STATED TASK:
Transcribe everything in the data word for word. Pictures are left out.

MATERIAL:
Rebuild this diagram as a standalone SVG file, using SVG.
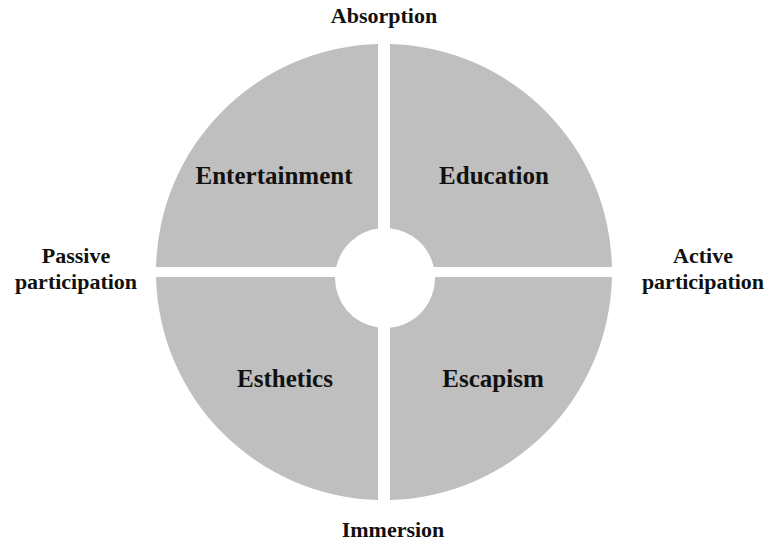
<svg xmlns="http://www.w3.org/2000/svg" width="766" height="542" viewBox="0 0 766 542">
  <style>
    .quad { fill: #bfbfbf; stroke: none; }
    .qlabel { font-family: "Liberation Serif", "Times New Roman", serif; font-weight: bold; font-size: 25px; fill: #111; text-anchor: middle; }
    .axis { font-family: "Liberation Serif", "Times New Roman", serif; font-weight: bold; font-size: 22px; fill: #111; text-anchor: middle; }
  </style>
  <rect width="766" height="542" fill="#ffffff"/>

  <!-- Four quadrants of the ring -->
  <g id="entertainment">
    <path class="quad" d="M378,44.08 A228,228 0 0 0 156.05,267 L336.22,267 A50,50 0 0 1 378,228.49 Z"/>
    <text class="qlabel" x="274" y="184">Entertainment</text>
  </g>
  <g id="education">
    <path class="quad" d="M390,44.08 A228,228 0 0 1 611.95,267 L433.78,267 A50,50 0 0 0 390,228.25 Z"/>
    <text class="qlabel" x="494" y="184">Education</text>
  </g>
  <g id="escapism">
    <path class="quad" d="M611.95,277 A228,228 0 0 1 390,499.92 L390,327.75 A50,50 0 0 0 434.99,277 Z"/>
    <text class="qlabel" x="493" y="387">Escapism</text>
  </g>
  <g id="esthetics">
    <path class="quad" d="M378,499.92 A228,228 0 0 1 156.05,277 L335.01,277 A50,50 0 0 0 378,327.51 Z"/>
    <text class="qlabel" x="285" y="387">Esthetics</text>
  </g>

  <!-- Axis labels -->
  <g id="absorption">
    <text class="axis" x="384" y="23">Absorption</text>
  </g>
  <g id="immersion">
    <text class="axis" x="393" y="537">Immersion</text>
  </g>
  <g id="passive">
    <text class="axis" x="76" y="263">Passive</text>
    <text class="axis" x="76" y="289">participation</text>
  </g>
  <g id="active">
    <text class="axis" x="703" y="263">Active</text>
    <text class="axis" x="703" y="289">participation</text>
  </g>
</svg>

SOLUTION TO THIS EXERCISE:
Rebuild this diagram as a standalone SVG file, using SVG.
<svg xmlns="http://www.w3.org/2000/svg" width="766" height="542" viewBox="0 0 766 542">
  <style>
    .quad { fill: #bfbfbf; stroke: none; }
    .qlabel { font-family: "Liberation Serif", "Times New Roman", serif; font-weight: bold; font-size: 25px; fill: #111; text-anchor: middle; }
    .axis { font-family: "Liberation Serif", "Times New Roman", serif; font-weight: bold; font-size: 22px; fill: #111; text-anchor: middle; }
  </style>
  <rect width="766" height="542" fill="#ffffff"/>

  <!-- Four quadrants of the ring -->
  <g id="entertainment">
    <path class="quad" d="M378,44.08 A228,228 0 0 0 156.05,267 L336.22,267 A50,50 0 0 1 378,228.49 Z"/>
    <text class="qlabel" x="274" y="184">Entertainment</text>
  </g>
  <g id="education">
    <path class="quad" d="M390,44.08 A228,228 0 0 1 611.95,267 L433.78,267 A50,50 0 0 0 390,228.25 Z"/>
    <text class="qlabel" x="494" y="184">Education</text>
  </g>
  <g id="escapism">
    <path class="quad" d="M611.95,277 A228,228 0 0 1 390,499.92 L390,327.75 A50,50 0 0 0 434.99,277 Z"/>
    <text class="qlabel" x="493" y="387">Escapism</text>
  </g>
  <g id="esthetics">
    <path class="quad" d="M378,499.92 A228,228 0 0 1 156.05,277 L335.01,277 A50,50 0 0 0 378,327.51 Z"/>
    <text class="qlabel" x="285" y="387">Esthetics</text>
  </g>

  <!-- Axis labels -->
  <g id="absorption">
    <text class="axis" x="384" y="23">Absorption</text>
  </g>
  <g id="immersion">
    <text class="axis" x="393" y="537">Immersion</text>
  </g>
  <g id="passive">
    <text class="axis" x="76" y="263">Passive</text>
    <text class="axis" x="76" y="289">participation</text>
  </g>
  <g id="active">
    <text class="axis" x="703" y="263">Active</text>
    <text class="axis" x="703" y="289">participation</text>
  </g>
</svg>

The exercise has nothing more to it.